Jakarta, Portonews.com – Dalam upaya memperkuat ketahanan energi dan industri, terutama di sektor petrokimia, yang sangat vital dalam menyediakan bahan baku bagi berbagai sektor industri lainnya, Kementerian Perindustrian (Kemenperin) memberikan dukungan penuh terhadap rencana Kementerian Energi dan Sumber Daya Mineral (ESDM) yang akan membangun sejumlah kilang minyak dengan total kapasitas produksi hingga 1 juta barel per hari.
“Kami sangat mendukung pembangunan refinery ini guna penguatan hulu di sektor petrokimia dalam rangka menuju substitusi impor, serta dapat berdampak positif pada penguatan nilai tambah dan investasi, hingga penyerapan tenaga kerja,” kata Menteri Perindustrian Agus Gumiwang Kartasasmita di Jakarta, Kamis (13/3).
Menteri Perindustrian juga menjelaskan bahwa pembangunan kilang minyak ini bertujuan untuk mengoptimalkan produksi nafta, bahan baku penting untuk berbagai sektor industri. “Kami juga mendukung upaya Kejaksaan Agung untuk melakukan pembenahan tata kelola minyak dalam negeri yang akan bisa mengoptimalkan proses seluruh refinery yang ada di Indonesia untuk menghasilkan BBM dan nafta,” tuturnya.
Menperin optimistis bahwa pembangunan kilang minyak ini akan menjadi pendorong utama dalam mendukung visi pemerintah, khususnya dalam percepatan hilirisasi, serta memberikan dampak signifikan terhadap pertumbuhan industri petrokimia di Indonesia. “Tentu kami akan berkoordinasi dengan Kementerian ESDM dan Kementerian Investasi terkait adanya penambahan refinery ini.
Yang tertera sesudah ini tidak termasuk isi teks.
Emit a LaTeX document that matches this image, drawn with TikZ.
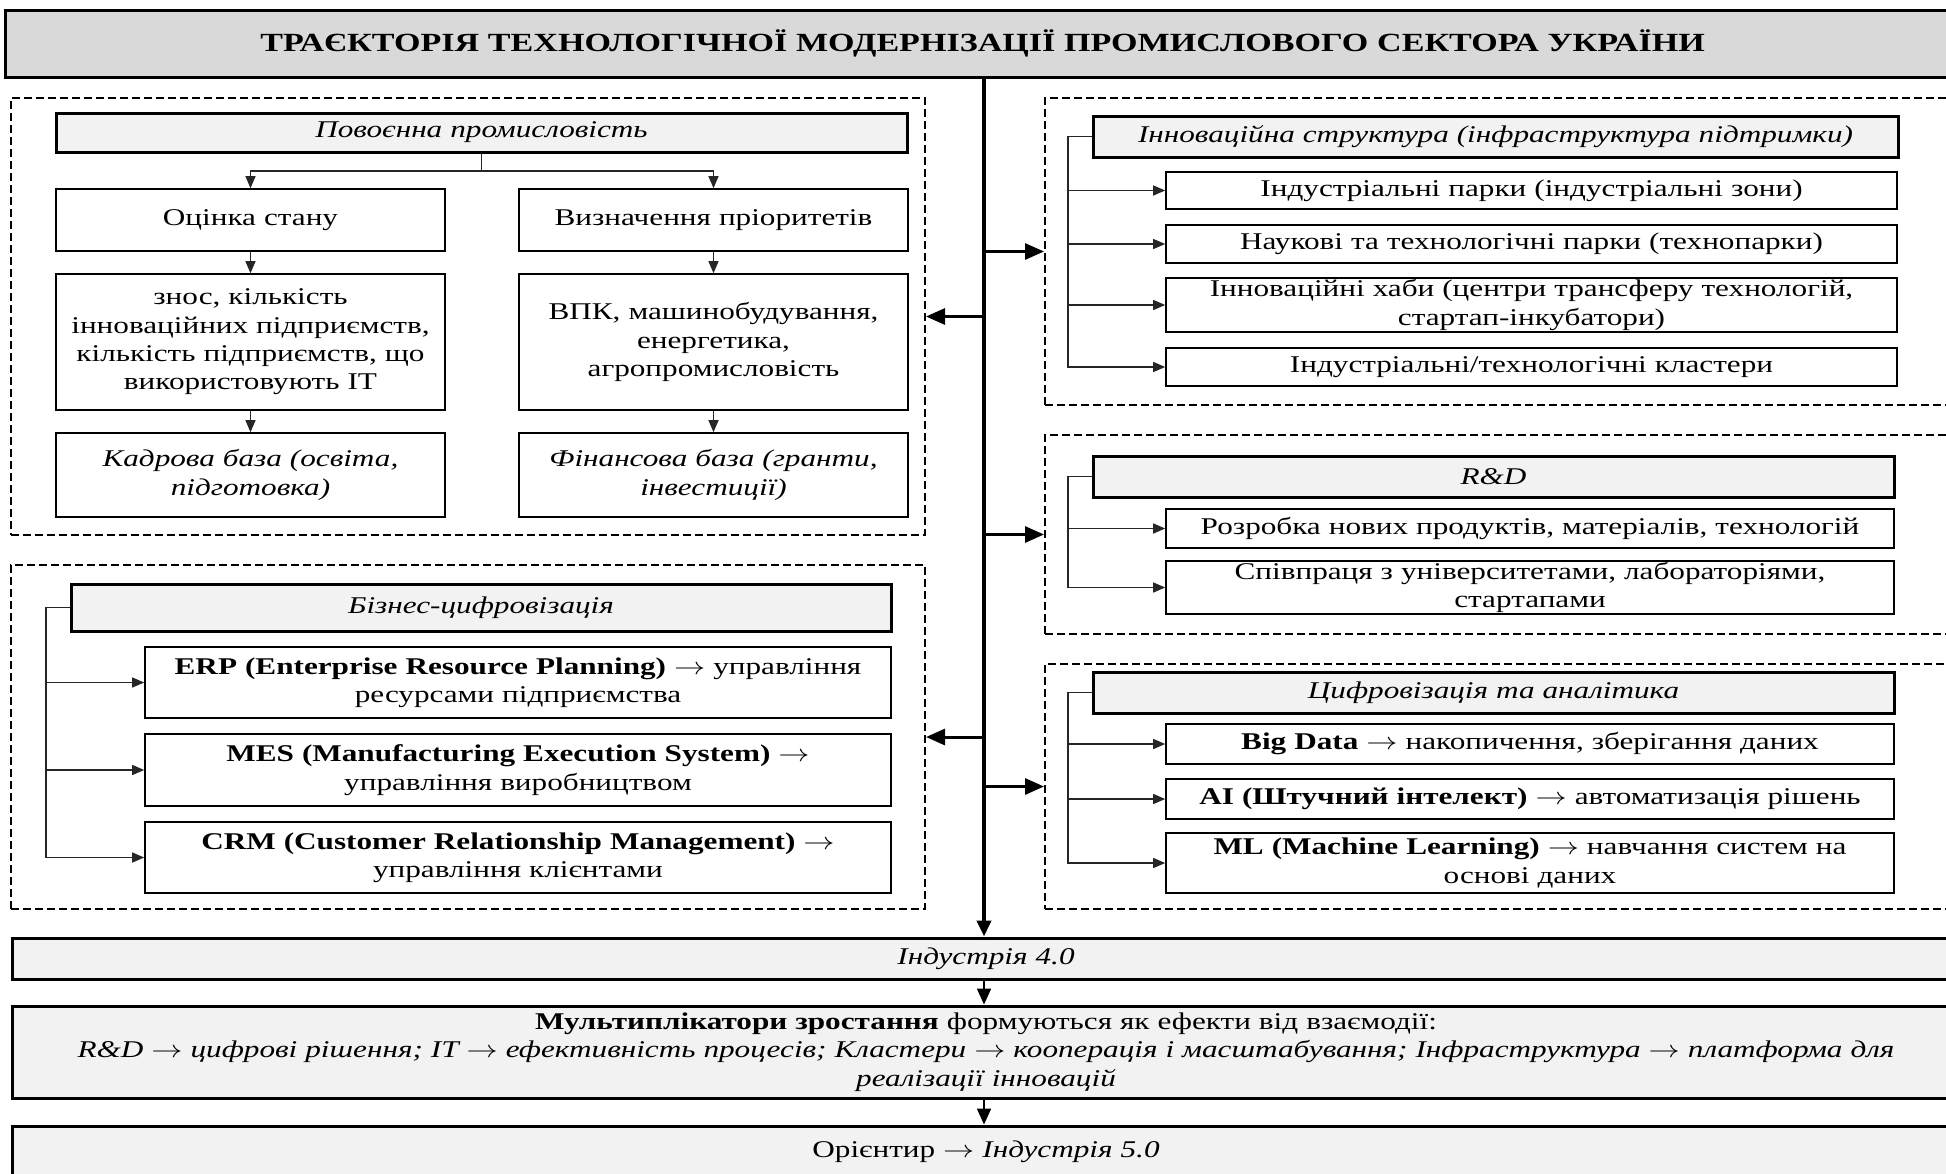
\documentclass[tikz,border=0pt]{standalone}
\usepackage{graphicx}
\usepackage{fontspec}
\setmainfont{Liberation Serif}[FakeStretch=1.3]
\usetikzlibrary{arrows.meta}

\definecolor{ttl}{HTML}{D9D9D9}
\definecolor{hdr}{HTML}{F2F2F2}

% arrow sign used inside the texts, widened like the running text
\newcommand{\ra}{\scalebox{1.3}[1]{\ensuremath{\rightarrow}}}

% rectangle node given by its corners (pixel grid, y downwards)
% \pbox[style]{name}{x1}{y1}{x2}{y2}{text}
\newcommand{\pbox}[7][]{%
  \pgfmathsetmacro{\bw}{(#5-#3)/2}%
  \pgfmathsetmacro{\bh}{(#6-#4)/2}%
  \pgfmathsetmacro{\tw}{\bw-10}%
  \node[rectangle, inner xsep=5pt, inner ysep=0pt,
        minimum width=\bw pt, minimum height=\bh pt,
        text width=\tw pt, align=center, #1]
        (#2) at ({(#3+#5)/2},{(#4+#6)/2}) {#7};%
}

\tikzset{
  txt/.style={font=\fontsize{12}{14.2}\selectfont},
  itxt/.style={font=\fontsize{12}{14.2}\selectfont\itshape},
  dashbox/.style={draw, line width=1pt, dash pattern=on 4pt off 2pt},
  headbox/.style={draw, line width=1.5pt, fill=hdr, itxt},
  plainbox/.style={draw, line width=0.8pt, fill=white, txt},
  flowbox/.style={draw, line width=1.5pt, fill=hdr, txt},
  titlebox/.style={draw, line width=1.5pt, fill=ttl,
                   font=\bfseries\fontsize{13.1}{15}\selectfont},
  mainline/.style={line width=2pt, -{Triangle[length=8pt,width=7pt]}},
  bigarrow/.style={line width=1.5pt, -{Triangle[length=9.5pt,width=8pt]}},
  smallarrow/.style={line width=0.6pt, black!85, -{Triangle[length=6pt,width=5pt]}},
  flowarrow/.style={line width=1pt, -{Triangle[length=8pt,width=7pt]}},
}

\begin{document}
\begin{tikzpicture}[x=0.5pt, y=-0.5pt]
\useasboundingbox (0,0) rectangle (1946,1173);
\clip (0,0) rectangle (1946,1173);

% title
\pbox[titlebox]{title}{5}{10}{1960}{77}{ТРАЄКТОРІЯ ТЕХНОЛОГІЧНОЇ МОДЕРНІЗАЦІЇ ПРОМИСЛОВОГО СЕКТОРА УКРАЇНИ}
\coordinate (spine) at (984,0);

% ---- group frames
\pbox[dashbox]{grpA}{11}{98}{925}{535}{}
\pbox[dashbox]{grpE}{11}{565}{925}{909}{}
\pbox[dashbox]{grpB}{1045}{98}{1960}{405}{}
\pbox[dashbox]{grpC}{1045}{435}{1960}{634}{}
\pbox[dashbox]{grpD}{1045}{664}{1960}{909}{}

% ---- post-war industry
\pbox[headbox]{hA}{56}{113}{907}{152}{Повоєнна промисловість}
\pbox[plainbox]{a1}{56}{189}{445}{251}{Оцінка стану}
\pbox[plainbox]{b1}{519}{189}{908}{251}{Визначення пріоритетів}
\pbox[plainbox]{a2}{56}{274}{445}{410}{знос, кількість\\ інноваційних підприємств,\\ кількість підприємств, що\\ використовують ІТ}
\pbox[plainbox]{b2}{519}{274}{908}{410}{ВПК, машинобудування,\\ енергетика,\\ агропромисловість}
\pbox[plainbox, itxt]{a3}{56}{433}{445}{517}{Кадрова база (освіта,\\ підготовка)}
\pbox[plainbox, itxt]{b3}{519}{433}{908}{517}{Фінансова база (гранти,\\ інвестиції)}
\coordinate (splitA) at (481,171);
\draw[line width=0.6pt, black!85] (hA.south) -- (hA.south |- splitA);
\draw[smallarrow] (hA.south |- splitA) -| (a1.north);
\draw[smallarrow] (hA.south |- splitA) -| (b1.north);
\draw[smallarrow] (a1) -- (a2);
\draw[smallarrow] (a2) -- (a3);
\draw[smallarrow] (b1) -- (b2);
\draw[smallarrow] (b2) -- (b3);

% ---- business digitalisation
\pbox[headbox]{hE}{71}{584}{891}{631}{Бізнес-цифровізація}
\pbox[plainbox]{e1}{145}{647}{891}{718}{\textbf{ERP (Enterprise Resource Planning)} \ra{} управління\\ ресурсами підприємства}
\pbox[plainbox]{e2}{145}{734}{891}{806}{\textbf{MES (Manufacturing Execution System)} \ra\\ управління виробництвом}
\pbox[plainbox]{e3}{145}{822}{891}{893}{\textbf{CRM (Customer Relationship Management)} \ra\\ управління клієнтами}
\coordinate (busE) at (46,0);
\draw[smallarrow] (hE.west) -| (busE |- e3.west) -- (e3.west);
\draw[smallarrow] (busE |- e1.west) -- (e1.west);
\draw[smallarrow] (busE |- e2.west) -- (e2.west);

% ---- innovation infrastructure
\pbox[headbox]{hB}{1093}{116}{1898}{157}{Інноваційна структура (інфраструктура підтримки)}
\pbox[plainbox]{f1}{1166}{172}{1897}{209}{Індустріальні парки (індустріальні зони)}
\pbox[plainbox]{f2}{1166}{225}{1897}{263}{Наукові та технологічні парки (технопарки)}
\pbox[plainbox]{f3}{1166}{278}{1897}{332}{Інноваційні хаби (центри трансферу технологій,\\ стартап-інкубатори)}
\pbox[plainbox]{f4}{1166}{348}{1897}{386}{Індустріальні/технологічні кластери}
\coordinate (busR) at (1068,0);
\draw[smallarrow] (hB.west) -| (busR |- f4.west) -- (f4.west);
\draw[smallarrow] (busR |- f1.west) -- (f1.west);
\draw[smallarrow] (busR |- f2.west) -- (f2.west);
\draw[smallarrow] (busR |- f3.west) -- (f3.west);

% ---- R&D
\pbox[headbox]{hC}{1093}{456}{1894}{497}{R\&D}
\pbox[plainbox]{g1}{1166}{509}{1894}{548}{Розробка нових продуктів, матеріалів, технологій}
\pbox[plainbox]{g2}{1166}{561}{1894}{614}{Співпраця з університетами, лабораторіями,\\ стартапами}
\draw[smallarrow] (hC.west) -| (busR |- g2.west) -- (g2.west);
\draw[smallarrow] (busR |- g1.west) -- (g1.west);

% ---- digitalisation and analytics
\pbox[headbox]{hD}{1093}{672}{1894}{713}{Цифровізація та аналітика}
\pbox[plainbox]{d1}{1166}{724}{1894}{764}{\textbf{Big Data} \ra{} накопичення, зберігання даних}
\pbox[plainbox]{d2}{1166}{779}{1894}{819}{\textbf{AI (Штучний інтелект)} \ra{} автоматизація рішень}
\pbox[plainbox]{d3}{1166}{833}{1894}{893}{\textbf{ML (Machine Learning)} \ra{} навчання систем на\\ основі даних}
\draw[smallarrow] (hD.west) -| (busR |- d3.west) -- (d3.west);
\draw[smallarrow] (busR |- d1.west) -- (d1.west);
\draw[smallarrow] (busR |- d2.west) -- (d2.west);

% ---- outcome chain
\pbox[flowbox, itxt]{ind4}{12}{938}{1960}{979}{Індустрія 4.0}
\pbox[flowbox]{mult}{12}{1006}{1960}{1098}{\textbf{Мультиплікатори зростання} формуються як ефекти від взаємодії:\\
  \textit{R\&D \ra{} цифрові рішення; IT \ra{} ефективність процесів; Кластери \ra{} кооперація і масштабування; Інфраструктура \ra{} платформа для}\\
  \textit{реалізації інновацій}}
\pbox[flowbox]{ind5}{12}{1126}{1960}{1178}{Орієнтир \ra{} \textit{Індустрія 5.0}}

% ---- spine and its branches
\draw[mainline] (title.south -| spine) -- (ind4.north -| spine);
\draw[bigarrow] (grpA.east -| spine) -- (grpA.east);
\draw[bigarrow] (grpE.east -| spine) -- (grpE.east);
\draw[bigarrow] (grpB.west -| spine) -- (grpB.west);
\draw[bigarrow] (grpC.west -| spine) -- (grpC.west);
\draw[bigarrow] (grpD.west -| spine) -- (grpD.west);
\draw[flowarrow] (ind4.south -| spine) -- (mult.north -| spine);
\draw[flowarrow] (mult.south -| spine) -- (ind5.north -| spine);
\end{tikzpicture}
\end{document}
Pembangunan refinery tersebut akan disebar di beberapa wilayah Indonesia,” ungkapnya.
Nafta, yang merupakan salah satu fraksi minyak bumi, memiliki peran yang sangat penting dalam industri bensin dan petrokimia. Nafta diproduksi melalui distilasi minyak mentah di Crude Distillation Unit (CDU). Menperin menjelaskan bahwa untuk menghasilkan 1 juta ton nafta per tahun, dibutuhkan sekitar 3,03 juta ton minyak mentah. “Dalam proses cracking tersebut, dari minyak mentah itu akan dihasilkan minimal 20 persen nafta. Ini juga tergantung dari proses pemanasan atau titik didihnya,” ujar Menperin.
Saat ini, Indonesia memiliki enam kilang minyak yang sudah beroperasi, dengan total produksi nafta mencapai 7,1 juta ton per tahun. Namun, kebutuhan nafta nasional mencapai 9,2 juta ton per tahun, yang berarti Indonesia masih mengimpor sekitar 2,1 juta ton. Oleh karena itu, diperlukan peningkatan kapasitas produksi nafta dalam negeri untuk mengurangi ketergantungan pada impor.
Menperin juga menekankan pentingnya produksi nafta dalam negeri, yang dikenal sebagai “mother of petrochemical.” Jika dapat diproduksi di dalam negeri, nafta dan produk petrokimia dapat menghemat sekitar USD 9 miliar per tahun dalam impor. Selain itu, proyek ini juga akan menciptakan lapangan kerja baru dan memperkuat kemandirian bahan baku farmasi dalam negeri.
“Saat ini, terdapat beberapa proyek besar petrokimia yang segera beroperasi dan membutuhkan nafta kurang lebih 8 juta ton per tahun,” tambah Menperin. Untuk mendukung penambahan kilang minyak, Kemenperin telah mengusulkan kepada Kementerian ESDM untuk membangun kilang minyak baru di wilayah Tuban, yang saat ini sudah memiliki pabrik petrokimia, PT TPPI.
PT TPPI sendiri saat ini beroperasi dengan dua mode produksi, yaitu petrokimia dan bahan bakar. Perusahaan ini dirancang untuk menjadi kompleks petrokimia yang terintegrasi, memproduksi produk olefin dan aromatik yang digunakan dalam industri tekstil, farmasi, dan bahan pelarut. Namun, untuk mencapai integrasi yang lebih baik, diperlukan pendirian fasilitas olefin center berbahan baku nafta di kawasan ini. “Artinya, Tuban ini merupakan pusat industri besar, dengan sektor utama meliputi semen, petrokimia, minyak dan gas, serta industri maritim,” jelas Menperin.
Langkah ini juga sejalan dengan proyek yang sedang dikembangkan oleh PT Pertamina, yaitu proyek GRR, yang bertujuan untuk membangun pabrik terintegrasi yang akan mengolah minyak mentah menjadi BBM dan produk petrokimia dengan nilai tambah tinggi.